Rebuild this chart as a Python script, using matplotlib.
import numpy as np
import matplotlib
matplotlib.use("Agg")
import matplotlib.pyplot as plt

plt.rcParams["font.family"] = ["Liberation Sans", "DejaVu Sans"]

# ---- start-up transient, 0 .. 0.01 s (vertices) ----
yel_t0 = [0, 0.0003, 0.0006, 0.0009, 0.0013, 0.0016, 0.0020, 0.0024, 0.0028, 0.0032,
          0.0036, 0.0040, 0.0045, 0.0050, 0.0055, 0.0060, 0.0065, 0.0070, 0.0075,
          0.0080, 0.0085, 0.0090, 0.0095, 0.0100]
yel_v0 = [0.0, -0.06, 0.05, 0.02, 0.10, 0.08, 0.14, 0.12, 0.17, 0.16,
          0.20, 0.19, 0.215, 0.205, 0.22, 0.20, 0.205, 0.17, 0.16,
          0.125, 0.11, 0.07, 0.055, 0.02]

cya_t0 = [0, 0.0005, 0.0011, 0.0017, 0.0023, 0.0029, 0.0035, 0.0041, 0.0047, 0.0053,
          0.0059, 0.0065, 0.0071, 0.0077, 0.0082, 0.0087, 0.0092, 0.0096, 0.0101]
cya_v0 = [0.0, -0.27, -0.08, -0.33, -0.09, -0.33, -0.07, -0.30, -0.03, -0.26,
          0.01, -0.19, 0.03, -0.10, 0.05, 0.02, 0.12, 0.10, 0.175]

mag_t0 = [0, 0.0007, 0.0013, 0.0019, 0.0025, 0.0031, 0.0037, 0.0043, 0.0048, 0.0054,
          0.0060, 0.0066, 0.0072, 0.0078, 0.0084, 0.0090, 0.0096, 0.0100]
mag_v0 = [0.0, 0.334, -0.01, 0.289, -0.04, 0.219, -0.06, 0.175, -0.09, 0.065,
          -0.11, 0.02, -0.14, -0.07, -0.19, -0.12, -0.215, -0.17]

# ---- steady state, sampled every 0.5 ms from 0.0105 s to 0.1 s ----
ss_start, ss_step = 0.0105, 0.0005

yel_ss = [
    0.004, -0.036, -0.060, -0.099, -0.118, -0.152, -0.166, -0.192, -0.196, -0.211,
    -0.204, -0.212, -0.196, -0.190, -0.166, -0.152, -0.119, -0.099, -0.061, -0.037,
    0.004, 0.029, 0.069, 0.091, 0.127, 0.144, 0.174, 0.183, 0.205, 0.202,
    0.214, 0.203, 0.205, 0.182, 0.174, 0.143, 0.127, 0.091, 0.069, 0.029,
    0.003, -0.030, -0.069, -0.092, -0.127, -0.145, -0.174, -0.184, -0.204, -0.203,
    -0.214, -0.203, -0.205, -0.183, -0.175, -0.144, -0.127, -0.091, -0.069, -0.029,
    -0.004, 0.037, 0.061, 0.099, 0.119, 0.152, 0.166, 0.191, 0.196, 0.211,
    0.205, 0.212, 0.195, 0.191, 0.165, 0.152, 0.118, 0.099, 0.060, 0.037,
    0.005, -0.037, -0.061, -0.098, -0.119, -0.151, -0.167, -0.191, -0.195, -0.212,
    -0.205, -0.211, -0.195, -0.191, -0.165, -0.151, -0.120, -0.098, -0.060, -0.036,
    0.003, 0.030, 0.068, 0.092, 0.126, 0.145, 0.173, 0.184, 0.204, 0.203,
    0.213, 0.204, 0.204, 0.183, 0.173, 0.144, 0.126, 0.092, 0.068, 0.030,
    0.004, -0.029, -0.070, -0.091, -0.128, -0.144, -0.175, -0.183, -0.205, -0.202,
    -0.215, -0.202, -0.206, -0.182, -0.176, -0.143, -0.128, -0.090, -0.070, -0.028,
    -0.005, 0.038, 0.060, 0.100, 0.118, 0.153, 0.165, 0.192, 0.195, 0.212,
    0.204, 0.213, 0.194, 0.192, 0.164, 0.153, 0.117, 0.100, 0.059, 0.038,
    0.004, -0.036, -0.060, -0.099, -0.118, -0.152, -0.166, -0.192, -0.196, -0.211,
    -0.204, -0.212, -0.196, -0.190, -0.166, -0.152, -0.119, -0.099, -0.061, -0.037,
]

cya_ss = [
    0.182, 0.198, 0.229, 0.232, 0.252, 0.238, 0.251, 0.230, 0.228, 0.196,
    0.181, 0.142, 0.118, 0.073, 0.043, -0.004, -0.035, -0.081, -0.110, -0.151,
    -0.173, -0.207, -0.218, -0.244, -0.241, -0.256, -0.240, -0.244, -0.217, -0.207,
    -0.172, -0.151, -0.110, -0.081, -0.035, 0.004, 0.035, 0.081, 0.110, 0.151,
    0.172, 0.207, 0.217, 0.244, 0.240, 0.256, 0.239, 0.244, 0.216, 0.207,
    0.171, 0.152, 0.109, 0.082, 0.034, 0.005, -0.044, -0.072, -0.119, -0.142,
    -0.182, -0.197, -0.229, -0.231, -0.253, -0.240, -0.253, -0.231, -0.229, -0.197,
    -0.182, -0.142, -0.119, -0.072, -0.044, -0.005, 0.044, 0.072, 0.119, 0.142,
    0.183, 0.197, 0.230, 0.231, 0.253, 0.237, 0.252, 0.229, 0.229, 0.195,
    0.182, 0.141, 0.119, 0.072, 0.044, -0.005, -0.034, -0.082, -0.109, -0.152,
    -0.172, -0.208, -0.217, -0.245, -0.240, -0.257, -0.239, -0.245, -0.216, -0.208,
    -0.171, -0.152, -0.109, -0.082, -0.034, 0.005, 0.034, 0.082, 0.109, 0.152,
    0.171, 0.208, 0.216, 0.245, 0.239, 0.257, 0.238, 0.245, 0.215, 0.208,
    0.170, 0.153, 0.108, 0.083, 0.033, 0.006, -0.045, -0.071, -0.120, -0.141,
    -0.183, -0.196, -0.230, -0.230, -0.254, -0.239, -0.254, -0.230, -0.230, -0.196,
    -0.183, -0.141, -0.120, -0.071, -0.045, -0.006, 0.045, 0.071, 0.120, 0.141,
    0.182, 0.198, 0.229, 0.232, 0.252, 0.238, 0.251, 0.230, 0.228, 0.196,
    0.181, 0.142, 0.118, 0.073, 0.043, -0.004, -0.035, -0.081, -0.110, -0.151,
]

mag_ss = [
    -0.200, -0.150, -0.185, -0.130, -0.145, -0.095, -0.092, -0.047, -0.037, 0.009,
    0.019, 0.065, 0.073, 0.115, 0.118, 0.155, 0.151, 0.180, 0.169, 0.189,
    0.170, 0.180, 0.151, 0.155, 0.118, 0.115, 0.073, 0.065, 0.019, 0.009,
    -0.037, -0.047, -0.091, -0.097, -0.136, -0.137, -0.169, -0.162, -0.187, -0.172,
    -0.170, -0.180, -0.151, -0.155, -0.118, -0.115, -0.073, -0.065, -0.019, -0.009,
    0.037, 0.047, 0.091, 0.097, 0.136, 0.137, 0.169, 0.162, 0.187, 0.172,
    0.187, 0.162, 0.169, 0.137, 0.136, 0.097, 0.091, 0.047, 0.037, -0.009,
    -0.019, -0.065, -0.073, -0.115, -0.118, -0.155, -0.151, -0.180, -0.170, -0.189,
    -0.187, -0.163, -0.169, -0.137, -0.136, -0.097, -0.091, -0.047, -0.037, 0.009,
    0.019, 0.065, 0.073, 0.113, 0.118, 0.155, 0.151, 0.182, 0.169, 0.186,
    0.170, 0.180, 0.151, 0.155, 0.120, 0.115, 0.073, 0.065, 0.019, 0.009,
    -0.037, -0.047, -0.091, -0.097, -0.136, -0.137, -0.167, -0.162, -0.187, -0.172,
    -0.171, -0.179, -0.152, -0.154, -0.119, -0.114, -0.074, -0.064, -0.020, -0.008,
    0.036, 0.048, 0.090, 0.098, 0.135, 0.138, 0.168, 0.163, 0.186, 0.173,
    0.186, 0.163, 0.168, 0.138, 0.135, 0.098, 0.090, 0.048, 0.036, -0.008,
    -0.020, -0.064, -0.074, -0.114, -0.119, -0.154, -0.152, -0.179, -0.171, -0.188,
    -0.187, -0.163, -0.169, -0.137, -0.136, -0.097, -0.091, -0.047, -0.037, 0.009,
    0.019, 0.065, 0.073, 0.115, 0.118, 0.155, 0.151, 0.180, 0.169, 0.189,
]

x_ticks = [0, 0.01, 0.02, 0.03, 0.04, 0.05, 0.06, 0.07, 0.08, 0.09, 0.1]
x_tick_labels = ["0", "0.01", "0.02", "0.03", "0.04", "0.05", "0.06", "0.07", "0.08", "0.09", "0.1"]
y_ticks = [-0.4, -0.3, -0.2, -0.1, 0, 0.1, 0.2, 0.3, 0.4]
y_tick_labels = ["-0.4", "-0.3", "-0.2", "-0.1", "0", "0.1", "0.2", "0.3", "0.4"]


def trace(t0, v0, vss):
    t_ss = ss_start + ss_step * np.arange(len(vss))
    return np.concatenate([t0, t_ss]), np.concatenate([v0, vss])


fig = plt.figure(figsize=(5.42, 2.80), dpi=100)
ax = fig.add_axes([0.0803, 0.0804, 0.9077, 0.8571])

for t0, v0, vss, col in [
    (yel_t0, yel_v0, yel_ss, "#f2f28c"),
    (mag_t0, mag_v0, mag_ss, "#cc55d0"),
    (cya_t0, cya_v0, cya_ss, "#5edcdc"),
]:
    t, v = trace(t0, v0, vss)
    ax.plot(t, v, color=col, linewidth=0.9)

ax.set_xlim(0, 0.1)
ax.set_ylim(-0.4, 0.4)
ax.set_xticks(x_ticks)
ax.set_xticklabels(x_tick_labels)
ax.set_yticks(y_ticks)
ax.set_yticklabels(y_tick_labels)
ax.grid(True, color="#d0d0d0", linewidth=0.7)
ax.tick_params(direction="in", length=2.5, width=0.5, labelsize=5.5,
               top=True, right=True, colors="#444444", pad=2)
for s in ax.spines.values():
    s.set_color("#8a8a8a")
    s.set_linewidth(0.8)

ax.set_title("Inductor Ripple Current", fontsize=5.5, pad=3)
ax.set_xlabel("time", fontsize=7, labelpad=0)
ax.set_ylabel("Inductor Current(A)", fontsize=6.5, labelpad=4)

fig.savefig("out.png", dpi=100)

• TASK
From the top of the listing above, restate each line word for word up to and including the line with "0.01, -0.19, 0.03, -0.10, 0.05, 0.02, 0.12, 0.10, 0.175]"; add nothing else.

• SOLUTION FOR THIS TASK
Rebuild this chart as a Python script, using matplotlib.
import numpy as np
import matplotlib
matplotlib.use("Agg")
import matplotlib.pyplot as plt

plt.rcParams["font.family"] = ["Liberation Sans", "DejaVu Sans"]

# ---- start-up transient, 0 .. 0.01 s (vertices) ----
yel_t0 = [0, 0.0003, 0.0006, 0.0009, 0.0013, 0.0016, 0.0020, 0.0024, 0.0028, 0.0032,
          0.0036, 0.0040, 0.0045, 0.0050, 0.0055, 0.0060, 0.0065, 0.0070, 0.0075,
          0.0080, 0.0085, 0.0090, 0.0095, 0.0100]
yel_v0 = [0.0, -0.06, 0.05, 0.02, 0.10, 0.08, 0.14, 0.12, 0.17, 0.16,
          0.20, 0.19, 0.215, 0.205, 0.22, 0.20, 0.205, 0.17, 0.16,
          0.125, 0.11, 0.07, 0.055, 0.02]

cya_t0 = [0, 0.0005, 0.0011, 0.0017, 0.0023, 0.0029, 0.0035, 0.0041, 0.0047, 0.0053,
          0.0059, 0.0065, 0.0071, 0.0077, 0.0082, 0.0087, 0.0092, 0.0096, 0.0101]
cya_v0 = [0.0, -0.27, -0.08, -0.33, -0.09, -0.33, -0.07, -0.30, -0.03, -0.26,
          0.01, -0.19, 0.03, -0.10, 0.05, 0.02, 0.12, 0.10, 0.175]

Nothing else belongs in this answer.